Ontario to sell another $2.79B in Hydro One shares
The province expects the sale to be final tranche of shares available in the utility's partial privatization. It will own less than half of Hydro One after the bought-deal, which one critic called "a slap in the face"
TORONTO—The Ontario government is selling what it expects to be its final offering of shares in Hydro One, a move it says could raise more than $3 billion for the province.
The government and Hydro One say they have entered into an agreement with a syndicate of underwriters for the offering on a bought-deal basis of some 120 million common shares.
Each stock will be sold at $23.25 for total gross proceeds of $2.79 billion.
An over-allotment option exercisable for up to 30 days would allow the province to sell an additional 12 million common shares at the same price, which would raise gross proceeds to about $3.07 billion.
After the offering, the province will continue to hold some 296.8 million common shares representing about 49.9 per cent of the company. That could drop to 47.8 per cent if the over-allotment option is exercised in full.
The Ontario government is prohibited by law from reducing its ownership below 40 per cent.
More than a year before the Liberal government announced in 2015 that it would partially privatize Hydro One, polling showed strong opposition to the idea.

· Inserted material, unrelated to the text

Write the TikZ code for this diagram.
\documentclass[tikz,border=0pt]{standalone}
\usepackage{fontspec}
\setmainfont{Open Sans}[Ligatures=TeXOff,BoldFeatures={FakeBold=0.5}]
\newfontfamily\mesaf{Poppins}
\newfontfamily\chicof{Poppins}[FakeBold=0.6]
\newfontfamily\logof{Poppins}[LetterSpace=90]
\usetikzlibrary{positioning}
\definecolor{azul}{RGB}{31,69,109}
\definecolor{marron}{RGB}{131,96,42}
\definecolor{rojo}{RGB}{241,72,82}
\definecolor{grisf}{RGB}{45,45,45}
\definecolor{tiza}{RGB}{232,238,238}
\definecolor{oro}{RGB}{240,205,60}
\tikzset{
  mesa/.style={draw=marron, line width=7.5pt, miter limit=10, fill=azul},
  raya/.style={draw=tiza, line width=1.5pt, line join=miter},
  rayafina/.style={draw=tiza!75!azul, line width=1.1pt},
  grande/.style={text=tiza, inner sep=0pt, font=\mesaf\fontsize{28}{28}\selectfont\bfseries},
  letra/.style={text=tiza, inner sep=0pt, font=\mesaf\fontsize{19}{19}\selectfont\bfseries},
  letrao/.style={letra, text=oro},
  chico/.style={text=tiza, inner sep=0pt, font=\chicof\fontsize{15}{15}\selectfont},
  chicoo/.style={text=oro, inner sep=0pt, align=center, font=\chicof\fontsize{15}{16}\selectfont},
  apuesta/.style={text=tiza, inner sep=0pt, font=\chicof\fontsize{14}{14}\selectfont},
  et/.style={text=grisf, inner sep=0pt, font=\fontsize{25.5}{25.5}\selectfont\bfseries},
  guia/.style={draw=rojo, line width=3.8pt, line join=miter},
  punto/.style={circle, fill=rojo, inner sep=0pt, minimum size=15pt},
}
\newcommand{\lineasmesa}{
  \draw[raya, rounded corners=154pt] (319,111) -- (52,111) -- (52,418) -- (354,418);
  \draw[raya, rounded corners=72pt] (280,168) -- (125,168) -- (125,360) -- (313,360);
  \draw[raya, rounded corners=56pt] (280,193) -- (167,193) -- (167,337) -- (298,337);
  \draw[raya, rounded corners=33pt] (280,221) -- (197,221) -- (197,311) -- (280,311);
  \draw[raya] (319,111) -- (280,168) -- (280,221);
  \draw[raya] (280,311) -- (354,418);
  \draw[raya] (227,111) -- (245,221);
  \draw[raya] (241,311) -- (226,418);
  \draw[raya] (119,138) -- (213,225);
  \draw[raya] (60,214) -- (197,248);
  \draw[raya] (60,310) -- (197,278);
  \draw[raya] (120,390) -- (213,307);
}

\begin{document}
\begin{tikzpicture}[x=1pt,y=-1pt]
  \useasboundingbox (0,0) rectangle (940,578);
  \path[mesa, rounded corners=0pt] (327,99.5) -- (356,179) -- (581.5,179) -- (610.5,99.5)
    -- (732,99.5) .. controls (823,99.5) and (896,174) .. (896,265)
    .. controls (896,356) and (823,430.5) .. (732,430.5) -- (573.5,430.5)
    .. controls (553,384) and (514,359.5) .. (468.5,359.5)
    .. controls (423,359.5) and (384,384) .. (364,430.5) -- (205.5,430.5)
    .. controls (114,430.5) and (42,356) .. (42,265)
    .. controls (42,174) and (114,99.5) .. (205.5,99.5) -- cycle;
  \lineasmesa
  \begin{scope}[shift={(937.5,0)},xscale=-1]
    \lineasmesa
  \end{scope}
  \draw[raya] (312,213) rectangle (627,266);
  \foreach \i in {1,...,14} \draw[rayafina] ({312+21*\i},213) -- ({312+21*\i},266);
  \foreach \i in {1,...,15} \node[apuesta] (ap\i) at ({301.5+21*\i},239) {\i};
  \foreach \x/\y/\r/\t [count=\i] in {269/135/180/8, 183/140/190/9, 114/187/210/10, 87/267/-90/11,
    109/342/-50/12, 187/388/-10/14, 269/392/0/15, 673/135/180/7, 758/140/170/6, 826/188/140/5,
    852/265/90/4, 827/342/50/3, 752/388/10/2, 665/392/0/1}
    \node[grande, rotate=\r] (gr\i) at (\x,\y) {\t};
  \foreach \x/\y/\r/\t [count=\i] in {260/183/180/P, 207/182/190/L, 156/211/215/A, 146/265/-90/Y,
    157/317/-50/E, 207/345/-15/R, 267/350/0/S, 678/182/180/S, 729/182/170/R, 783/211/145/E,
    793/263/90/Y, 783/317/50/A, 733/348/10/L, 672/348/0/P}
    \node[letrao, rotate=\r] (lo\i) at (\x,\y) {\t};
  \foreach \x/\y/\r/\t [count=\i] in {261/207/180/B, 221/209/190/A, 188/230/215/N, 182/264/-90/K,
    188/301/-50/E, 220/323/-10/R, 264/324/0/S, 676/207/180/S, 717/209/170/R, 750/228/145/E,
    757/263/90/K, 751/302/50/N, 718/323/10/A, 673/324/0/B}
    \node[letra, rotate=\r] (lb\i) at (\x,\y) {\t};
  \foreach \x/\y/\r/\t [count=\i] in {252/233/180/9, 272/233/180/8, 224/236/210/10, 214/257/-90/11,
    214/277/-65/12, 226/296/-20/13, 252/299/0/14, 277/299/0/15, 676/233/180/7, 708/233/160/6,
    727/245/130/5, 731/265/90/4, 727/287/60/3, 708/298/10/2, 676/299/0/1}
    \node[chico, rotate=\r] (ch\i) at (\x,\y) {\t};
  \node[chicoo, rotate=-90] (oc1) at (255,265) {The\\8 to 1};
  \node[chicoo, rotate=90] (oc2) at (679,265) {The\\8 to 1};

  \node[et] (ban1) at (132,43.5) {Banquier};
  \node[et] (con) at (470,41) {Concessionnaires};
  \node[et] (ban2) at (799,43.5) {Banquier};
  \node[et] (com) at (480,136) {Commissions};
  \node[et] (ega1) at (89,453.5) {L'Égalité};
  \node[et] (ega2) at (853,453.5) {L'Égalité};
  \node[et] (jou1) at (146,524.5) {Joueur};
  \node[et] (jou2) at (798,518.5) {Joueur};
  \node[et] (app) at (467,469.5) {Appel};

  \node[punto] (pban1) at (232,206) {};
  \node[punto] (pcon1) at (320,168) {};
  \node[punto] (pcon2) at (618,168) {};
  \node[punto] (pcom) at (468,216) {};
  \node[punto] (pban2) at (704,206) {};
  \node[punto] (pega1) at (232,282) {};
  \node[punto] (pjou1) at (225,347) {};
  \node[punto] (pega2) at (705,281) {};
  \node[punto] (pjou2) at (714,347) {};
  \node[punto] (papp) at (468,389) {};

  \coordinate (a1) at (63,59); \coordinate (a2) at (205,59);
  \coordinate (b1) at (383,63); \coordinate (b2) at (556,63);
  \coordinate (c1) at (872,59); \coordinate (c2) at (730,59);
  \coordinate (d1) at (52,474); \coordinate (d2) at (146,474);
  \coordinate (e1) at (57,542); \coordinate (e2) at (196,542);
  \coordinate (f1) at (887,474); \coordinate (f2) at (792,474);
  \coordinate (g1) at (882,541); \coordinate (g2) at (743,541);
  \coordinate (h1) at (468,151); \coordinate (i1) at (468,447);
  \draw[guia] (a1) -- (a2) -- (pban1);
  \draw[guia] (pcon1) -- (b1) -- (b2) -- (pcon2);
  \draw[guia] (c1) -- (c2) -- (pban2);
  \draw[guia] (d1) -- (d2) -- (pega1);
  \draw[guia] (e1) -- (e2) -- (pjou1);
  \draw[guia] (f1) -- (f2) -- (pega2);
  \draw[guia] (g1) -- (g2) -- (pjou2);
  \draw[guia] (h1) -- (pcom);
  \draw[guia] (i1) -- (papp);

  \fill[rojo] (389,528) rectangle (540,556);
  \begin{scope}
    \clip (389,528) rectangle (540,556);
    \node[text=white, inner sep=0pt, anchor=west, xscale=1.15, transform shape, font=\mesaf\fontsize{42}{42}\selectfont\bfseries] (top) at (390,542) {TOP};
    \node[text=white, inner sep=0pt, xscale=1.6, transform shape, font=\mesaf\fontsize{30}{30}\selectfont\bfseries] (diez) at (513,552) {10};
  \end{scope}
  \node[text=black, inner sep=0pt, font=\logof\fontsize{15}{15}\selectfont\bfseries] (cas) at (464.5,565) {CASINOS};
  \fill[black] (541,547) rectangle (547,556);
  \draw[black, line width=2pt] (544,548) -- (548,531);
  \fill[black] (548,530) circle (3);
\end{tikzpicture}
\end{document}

Pollara conducted research at the government’s behest in January and February of 2014 asking people for their thoughts on selling Hydro One, and just 25 per cent of respondents supported the idea.
Fred Hahn, president of the Canadian Union of Public Employees in Ontario, called Monday’s share sale “a slap in the face to the people of this province.”

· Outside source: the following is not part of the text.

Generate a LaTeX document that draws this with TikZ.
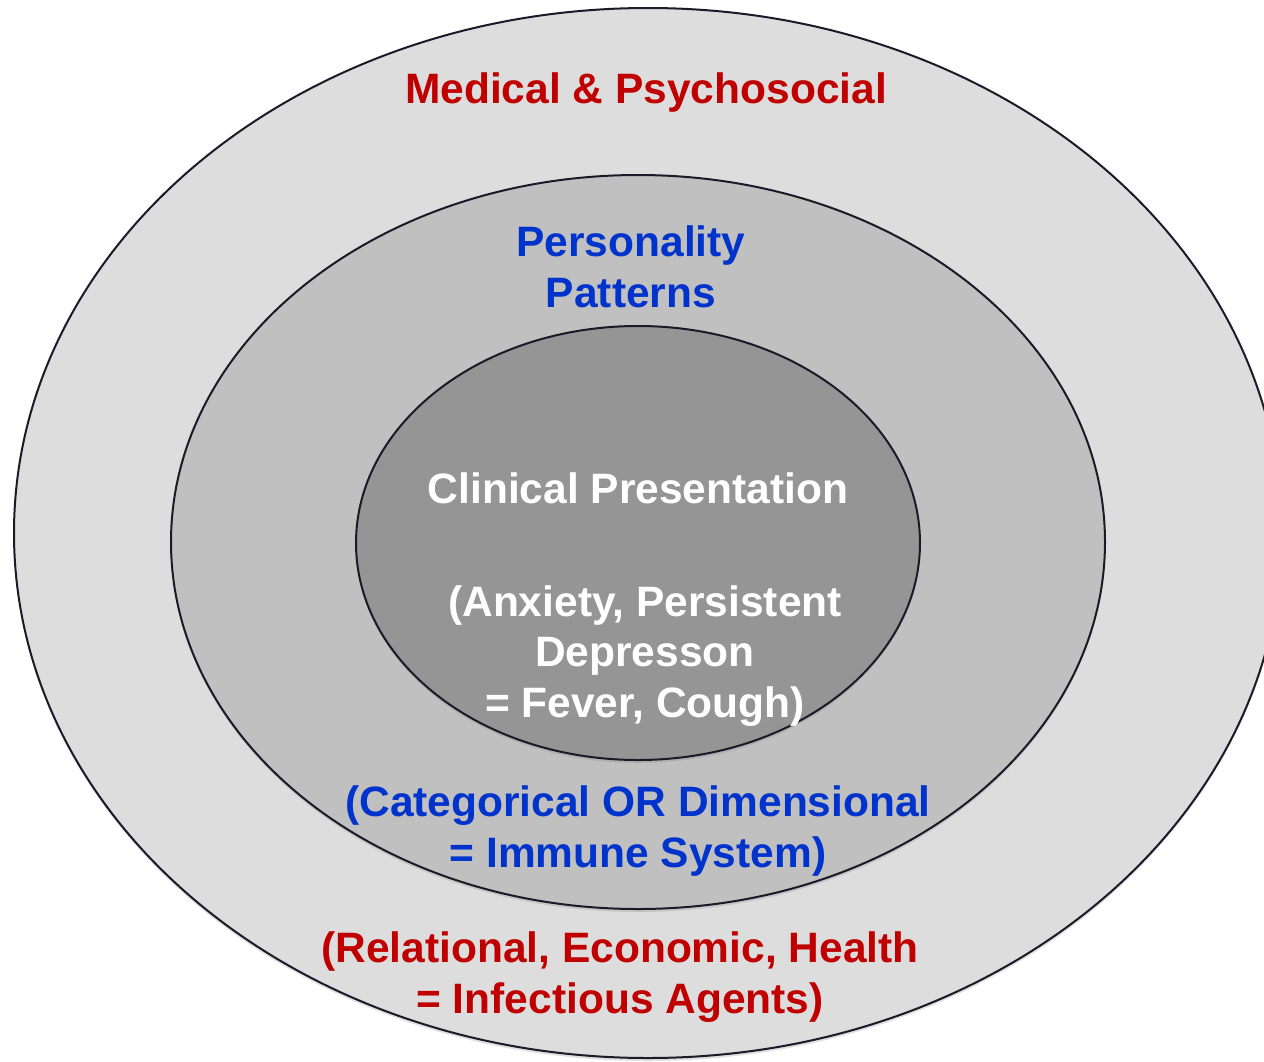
\documentclass[tikz,border=0pt]{standalone}
\usepackage{fontspec}
\setmainfont{Liberation Sans}
\usetikzlibrary{shadows}
\definecolor{outerfill}{HTML}{DDDDDD}
\definecolor{midfill}{HTML}{C0C0C0}
\definecolor{innerfill}{HTML}{959595}
\definecolor{ringline}{HTML}{1A1A2A}
\definecolor{redtxt}{HTML}{C00000}
\definecolor{bluetxt}{HTML}{0033CC}
\tikzset{
  ring/.style={draw=ringline, line width=2pt,
    drop shadow={opacity=0.25, shadow xshift=0pt, shadow yshift=-3pt}},
  lbl/.style={align=center, inner sep=0pt,
    font=\fontsize{42.5}{50.5}\selectfont\bfseries},
}
\begin{document}
\begin{tikzpicture}[x=1pt,y=-1pt]
\useasboundingbox (0,0) rectangle (1264,1061);
\begin{scope}
\clip (0,0) rectangle (1264,1061);
\path[ring, fill=outerfill] (648,533) ellipse [x radius=634, y radius=525];
\path[ring, fill=midfill] (638,542) ellipse [x radius=467, y radius=367];
\path[ring, fill=innerfill] (638,543) ellipse [x radius=282, y radius=217];
\end{scope}
\node[lbl, text=redtxt] (outertitle) at (646,93) {Medical \& Psychosocial};
\node[lbl, text=bluetxt] (midtitle) at (631,267) {Personality\\Patterns};
\node[lbl, text=white] (innertitle) at (638,488) {Clinical Presentation};
\node[lbl, text=white] (innertext) at (645,656) {(Anxiety, Persistent\\Depresson\\= Fever, Cough)};
\node[lbl, text=bluetxt] (midtext) at (638,831) {(Categorical OR Dimensional\\= Immune System)};
\node[lbl, text=redtxt] (outertext) at (620,977) {(Relational, Economic, Health\\= Infectious Agents)};
\end{tikzpicture}
\end{document}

He said the union filed a lawsuit against the premier and ministers of finance and energy in December in an effort to stop any further sale of Hydro One shares.
“Premier (Kathleen) Wynne has made it clear she will not listen to the experts who warn that the sale is bad for the province, or listen to the people of Ontario who have been unequivocal in their rejection of the plan,” Hahn said in a statement Monday evening.
“Now she seems determined to push ahead with the sell-off so that she won’t have to listen to the court either. It’s disgraceful and we will continue to try and stop her.”
New Democrat energy critic Peter Tabuns also criticized the premier, saying the Hydro One sell-off will drive up electricity costs throughout the province.
“Today’s announcement shows that Premier Wynne and her Liberal government are still refusing to listen to the majority of Ontarians who say no to the privatization of their electricity system,” Tabuns said in a statement.
He added that, if elected in 2018, the NDP will fix the electricity system “broken by private power deals signed by Liberals and Conservatives.”
The Ontario government said that with the completion of the transaction announced Monday, it will have exceeded its goal of raising $9 billion in gross proceeds and other revenue benefits from partially privatizing Hydro One.
The Liberals have said they plan to use $5 billion to pay down some of the $8.3 billion in stranded debt left after the old Ontario Hydro was broken into five companies, while the remaining $4 billion would fund transit and infrastructure projects.
The government said it does not anticipate any further offerings of Hydro One shares.